Pregnancy-Induced Shifts in Von Willebrand Factor (VWF) Parameters Support a Prolongation in VWF Survival

Abstract 33

Levels of the hemostatic protein von Willebrand Factor (VWF) are known to increase markedly during pregnancy. The mechanism by which VWF levels are increased has long been thought to be due to estrogen stimulation of vascular endothelial cells to synthesize and release more VWF. We hypothesized an alternate scenario in which prolongation of VWF survival contributes to the overall increase in VWF levels during pregnancy.

To test this hypothesis, we measured VWF parameters in a repository of plasma samples acquired longitudinally over healthy pregnancies. Third trimester and postpartum (≥ 6 weeks) samples were available for 45 pregnancies, while prepregnancy, first, and second trimester samples were also available on a subset of pregnancies. VWF propeptide (VWFpp) and VWF antigen (VWF:Ag) levels were determined by ELISA (GTI Diagnostics), Factor VIII:C (FVIII:C) was performed by a one-stage assay, and ADAMTS13 activity was measured via cleavage of an enzyme-linked peptide substrate. ABO blood group, a known modifier of VWF:Ag levels and VWF survival, was determined by ABO allele-specific PCR (GTI Diagnostics).

We found VWFpp, VWF:Ag, and FVIII:C levels were all significantly increased in the third trimester, as expected, while ADAMTS13 activity remained unchanged (see Table 1). Furthermore, the VWFpp:Ag ratio dropped by nearly half, consistent with a prolongation in VWF survival, while the VWFpp also rose, supporting a coexistent increase in VWF production.
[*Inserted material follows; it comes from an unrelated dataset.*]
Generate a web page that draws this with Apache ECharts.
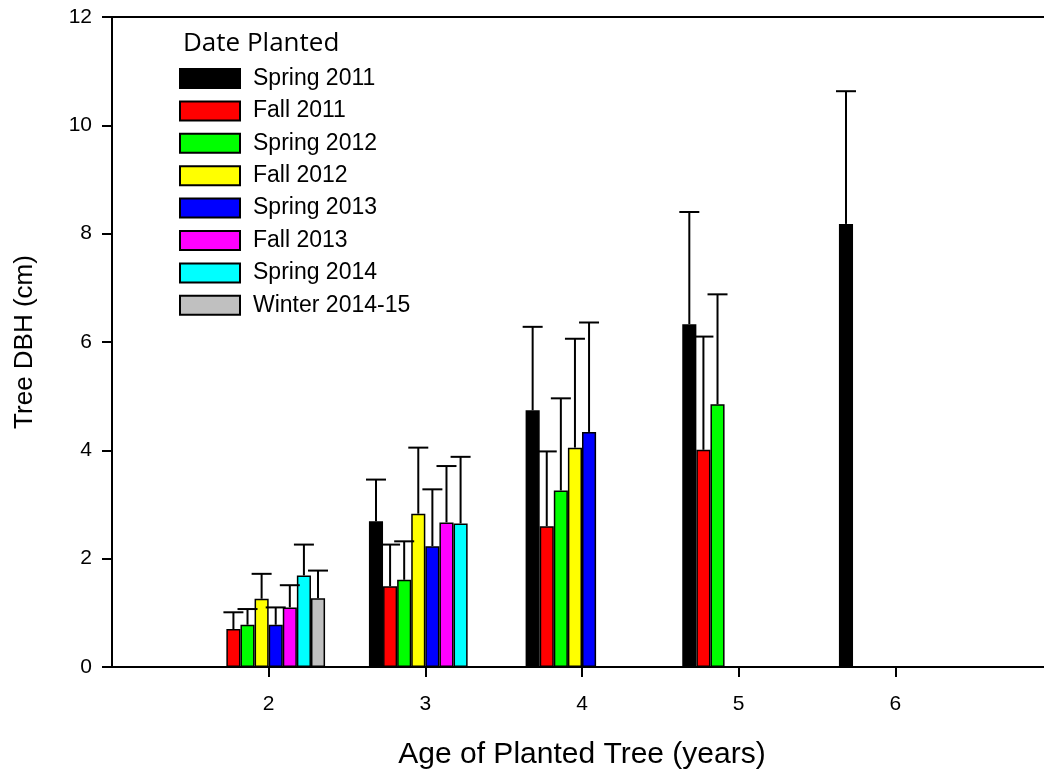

Unexpectedly, the decrease in the VWFpp:Ag ratio could be detected early during pregnancy, before the second trimester. Also surprisingly, we observed the VWF:Ag/FVIII:C ratio increase significantly during pregnancy. In a subset analysis of the data categorized by ABO blood group (group O, A, or B), the observed differences in VWF parameters between the third trimester and baseline remained statistically significant for all blood types.

Collectively, these data point to previously unsuspected and biologically relevant qualitative changes in VWF during pregnancy. In a model accounting for the volume expansion of pregnancy and evidence of increased VWF production (and assuming one compartment, single-order kinetics, and a stable VWFpp half-life), we calculated that an increase in the half-life of VWF (1.9 fold) would account for the observed excess in VWF:Ag in the third trimester. Furthermore, the change in the VWF/FVIII ratio suggests a pregnancy-induced alteration in the VWF:FVIII stoichiometry such that pregnancy-associated VWF carries less FVIII. This new model of pregnancy-induced VWF change has direct relevance to the prothrombotic state of pregnancy, and could relate to the increased risk of venous thromboembolism (VTE), the major cause of maternal mortality in the developed world. This fresh perspective on the shifts in VWF and FVIII levels which occur in healthy pregnancy may also lend new insight into the mechanisms underlying the derangements of VWF which accompany other life-threatening pregnancy-associated complications, such as preeclampsia and HELLP (hemolysis, elevated liver enzymes, and low platelet syndrome).